* _Dataset_

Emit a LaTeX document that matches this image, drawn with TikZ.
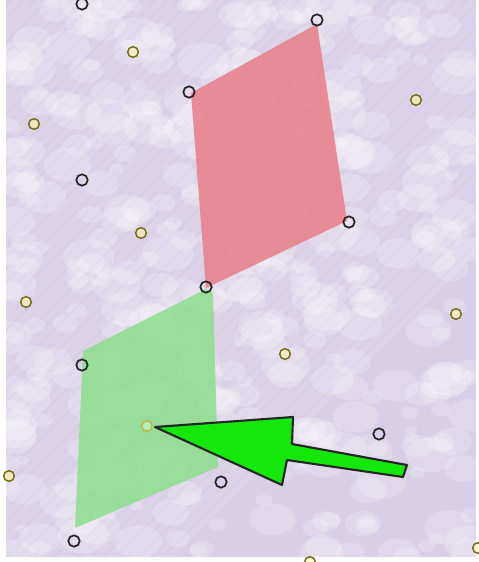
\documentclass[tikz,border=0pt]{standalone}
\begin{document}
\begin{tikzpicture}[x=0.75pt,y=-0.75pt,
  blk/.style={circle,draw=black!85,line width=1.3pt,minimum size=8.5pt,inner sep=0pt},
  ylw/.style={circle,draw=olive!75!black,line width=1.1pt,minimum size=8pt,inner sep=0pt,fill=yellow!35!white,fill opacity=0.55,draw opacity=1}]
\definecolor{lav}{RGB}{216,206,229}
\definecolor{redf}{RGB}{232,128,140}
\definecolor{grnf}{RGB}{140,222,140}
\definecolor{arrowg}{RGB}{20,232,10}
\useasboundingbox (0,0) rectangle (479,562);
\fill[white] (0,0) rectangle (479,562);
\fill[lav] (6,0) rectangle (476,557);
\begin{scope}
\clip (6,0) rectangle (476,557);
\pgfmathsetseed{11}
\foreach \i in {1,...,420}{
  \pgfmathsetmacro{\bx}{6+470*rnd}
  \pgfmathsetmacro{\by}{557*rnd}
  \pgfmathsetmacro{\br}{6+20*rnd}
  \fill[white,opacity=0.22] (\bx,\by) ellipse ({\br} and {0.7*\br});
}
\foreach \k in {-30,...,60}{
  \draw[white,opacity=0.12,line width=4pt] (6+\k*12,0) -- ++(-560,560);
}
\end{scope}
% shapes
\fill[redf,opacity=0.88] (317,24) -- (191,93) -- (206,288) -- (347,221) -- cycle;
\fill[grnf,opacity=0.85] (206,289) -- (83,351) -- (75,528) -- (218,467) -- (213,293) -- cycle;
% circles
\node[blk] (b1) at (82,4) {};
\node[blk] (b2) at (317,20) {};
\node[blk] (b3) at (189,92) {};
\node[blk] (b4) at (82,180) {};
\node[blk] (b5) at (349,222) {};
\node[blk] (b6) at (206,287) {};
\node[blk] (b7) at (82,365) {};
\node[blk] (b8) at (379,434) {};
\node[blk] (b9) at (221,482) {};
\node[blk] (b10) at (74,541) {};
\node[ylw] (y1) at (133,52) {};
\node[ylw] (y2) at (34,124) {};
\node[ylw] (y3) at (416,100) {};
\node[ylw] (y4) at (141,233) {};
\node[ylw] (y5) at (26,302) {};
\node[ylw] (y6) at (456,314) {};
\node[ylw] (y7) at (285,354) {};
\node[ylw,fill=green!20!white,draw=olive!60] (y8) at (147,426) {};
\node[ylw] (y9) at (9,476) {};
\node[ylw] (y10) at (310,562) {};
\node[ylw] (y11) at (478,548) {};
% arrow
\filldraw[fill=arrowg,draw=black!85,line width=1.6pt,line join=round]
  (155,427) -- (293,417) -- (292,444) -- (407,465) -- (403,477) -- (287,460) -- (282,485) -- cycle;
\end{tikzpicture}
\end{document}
...
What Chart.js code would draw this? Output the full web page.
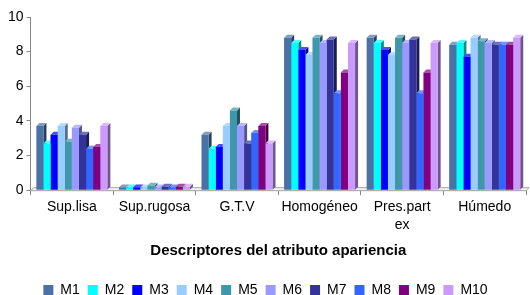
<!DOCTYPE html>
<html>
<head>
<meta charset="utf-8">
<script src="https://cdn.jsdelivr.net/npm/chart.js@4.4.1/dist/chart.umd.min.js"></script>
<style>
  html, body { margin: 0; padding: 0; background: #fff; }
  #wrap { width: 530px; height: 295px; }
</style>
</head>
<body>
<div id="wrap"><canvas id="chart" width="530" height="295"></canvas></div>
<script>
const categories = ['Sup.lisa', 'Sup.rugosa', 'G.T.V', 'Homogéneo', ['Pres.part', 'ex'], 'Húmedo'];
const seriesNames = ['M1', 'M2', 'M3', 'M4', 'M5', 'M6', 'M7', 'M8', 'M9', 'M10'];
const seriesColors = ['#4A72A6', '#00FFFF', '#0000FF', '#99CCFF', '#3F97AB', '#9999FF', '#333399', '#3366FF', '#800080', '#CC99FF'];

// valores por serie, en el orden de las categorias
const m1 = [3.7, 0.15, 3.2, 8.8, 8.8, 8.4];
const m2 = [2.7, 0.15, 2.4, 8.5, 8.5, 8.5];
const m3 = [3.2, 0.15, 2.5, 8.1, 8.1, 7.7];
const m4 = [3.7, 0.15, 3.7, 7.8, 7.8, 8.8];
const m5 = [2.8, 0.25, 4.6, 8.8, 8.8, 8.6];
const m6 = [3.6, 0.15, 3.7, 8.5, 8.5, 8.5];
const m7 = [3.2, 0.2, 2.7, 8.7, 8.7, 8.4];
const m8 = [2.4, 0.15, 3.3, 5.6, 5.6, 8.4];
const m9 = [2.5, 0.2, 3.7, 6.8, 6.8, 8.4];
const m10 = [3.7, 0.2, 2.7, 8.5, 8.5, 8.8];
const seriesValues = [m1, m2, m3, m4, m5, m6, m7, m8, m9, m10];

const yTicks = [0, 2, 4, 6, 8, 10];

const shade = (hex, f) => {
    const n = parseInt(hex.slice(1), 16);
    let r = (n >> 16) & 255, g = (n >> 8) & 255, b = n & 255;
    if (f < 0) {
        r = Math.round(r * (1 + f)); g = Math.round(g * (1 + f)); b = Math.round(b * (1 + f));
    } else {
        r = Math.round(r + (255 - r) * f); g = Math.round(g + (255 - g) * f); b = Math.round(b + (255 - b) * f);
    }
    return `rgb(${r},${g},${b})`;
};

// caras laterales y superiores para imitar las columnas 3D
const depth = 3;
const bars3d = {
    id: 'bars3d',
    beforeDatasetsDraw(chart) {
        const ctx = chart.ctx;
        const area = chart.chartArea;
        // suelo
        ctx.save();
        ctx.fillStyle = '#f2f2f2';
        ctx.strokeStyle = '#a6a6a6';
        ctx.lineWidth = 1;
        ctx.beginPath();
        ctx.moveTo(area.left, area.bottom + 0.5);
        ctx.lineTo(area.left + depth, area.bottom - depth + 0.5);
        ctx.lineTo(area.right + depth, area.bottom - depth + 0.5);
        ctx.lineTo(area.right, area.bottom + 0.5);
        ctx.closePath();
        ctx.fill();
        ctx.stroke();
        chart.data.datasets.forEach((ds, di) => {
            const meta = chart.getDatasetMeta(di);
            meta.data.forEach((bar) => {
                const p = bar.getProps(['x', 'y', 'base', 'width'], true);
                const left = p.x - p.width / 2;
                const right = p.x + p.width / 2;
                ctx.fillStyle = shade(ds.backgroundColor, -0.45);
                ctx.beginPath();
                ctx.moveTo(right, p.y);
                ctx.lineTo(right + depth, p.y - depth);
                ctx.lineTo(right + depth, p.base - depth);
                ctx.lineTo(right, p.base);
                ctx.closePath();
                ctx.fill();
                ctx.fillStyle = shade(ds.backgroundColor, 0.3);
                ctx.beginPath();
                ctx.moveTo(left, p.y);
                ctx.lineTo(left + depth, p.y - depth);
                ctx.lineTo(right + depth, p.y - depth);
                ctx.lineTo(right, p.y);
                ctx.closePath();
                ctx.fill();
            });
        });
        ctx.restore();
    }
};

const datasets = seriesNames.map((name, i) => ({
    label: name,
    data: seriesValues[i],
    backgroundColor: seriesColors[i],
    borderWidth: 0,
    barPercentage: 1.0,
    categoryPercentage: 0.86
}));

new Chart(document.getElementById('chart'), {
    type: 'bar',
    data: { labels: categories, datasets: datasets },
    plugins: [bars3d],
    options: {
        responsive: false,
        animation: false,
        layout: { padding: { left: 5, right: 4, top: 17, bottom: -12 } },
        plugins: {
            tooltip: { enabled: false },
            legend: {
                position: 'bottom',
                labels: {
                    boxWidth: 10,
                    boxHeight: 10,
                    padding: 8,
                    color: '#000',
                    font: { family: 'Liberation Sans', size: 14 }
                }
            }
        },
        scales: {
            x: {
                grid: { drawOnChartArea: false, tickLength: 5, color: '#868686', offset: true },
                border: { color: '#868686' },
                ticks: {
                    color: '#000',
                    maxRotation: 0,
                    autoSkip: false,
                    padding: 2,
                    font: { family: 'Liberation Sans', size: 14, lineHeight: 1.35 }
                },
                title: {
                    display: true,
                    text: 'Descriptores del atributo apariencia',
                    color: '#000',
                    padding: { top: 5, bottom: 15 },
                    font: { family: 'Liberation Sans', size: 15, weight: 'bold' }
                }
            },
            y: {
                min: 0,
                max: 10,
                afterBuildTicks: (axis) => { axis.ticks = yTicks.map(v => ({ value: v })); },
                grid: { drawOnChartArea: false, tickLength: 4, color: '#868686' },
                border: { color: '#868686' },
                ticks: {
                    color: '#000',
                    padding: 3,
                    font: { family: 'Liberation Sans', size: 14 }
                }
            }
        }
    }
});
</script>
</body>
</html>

* _Stated exercise_
Make an exact copy of the lines from the one holding "What Chart.js code" through the one holding "const yTicks = [0, 2, 4, 6, 8, 10];", end lines included, without the pictures.

* _Completed task_
What Chart.js code would draw this? Output the full web page.
<!DOCTYPE html>
<html>
<head>
<meta charset="utf-8">
<script src="https://cdn.jsdelivr.net/npm/chart.js@4.4.1/dist/chart.umd.min.js"></script>
<style>
  html, body { margin: 0; padding: 0; background: #fff; }
  #wrap { width: 530px; height: 295px; }
</style>
</head>
<body>
<div id="wrap"><canvas id="chart" width="530" height="295"></canvas></div>
<script>
const categories = ['Sup.lisa', 'Sup.rugosa', 'G.T.V', 'Homogéneo', ['Pres.part', 'ex'], 'Húmedo'];
const seriesNames = ['M1', 'M2', 'M3', 'M4', 'M5', 'M6', 'M7', 'M8', 'M9', 'M10'];
const seriesColors = ['#4A72A6', '#00FFFF', '#0000FF', '#99CCFF', '#3F97AB', '#9999FF', '#333399', '#3366FF', '#800080', '#CC99FF'];

// valores por serie, en el orden de las categorias
const m1 = [3.7, 0.15, 3.2, 8.8, 8.8, 8.4];
const m2 = [2.7, 0.15, 2.4, 8.5, 8.5, 8.5];
const m3 = [3.2, 0.15, 2.5, 8.1, 8.1, 7.7];
const m4 = [3.7, 0.15, 3.7, 7.8, 7.8, 8.8];
const m5 = [2.8, 0.25, 4.6, 8.8, 8.8, 8.6];
const m6 = [3.6, 0.15, 3.7, 8.5, 8.5, 8.5];
const m7 = [3.2, 0.2, 2.7, 8.7, 8.7, 8.4];
const m8 = [2.4, 0.15, 3.3, 5.6, 5.6, 8.4];
const m9 = [2.5, 0.2, 3.7, 6.8, 6.8, 8.4];
const m10 = [3.7, 0.2, 2.7, 8.5, 8.5, 8.8];
const seriesValues = [m1, m2, m3, m4, m5, m6, m7, m8, m9, m10];

const yTicks = [0, 2, 4, 6, 8, 10];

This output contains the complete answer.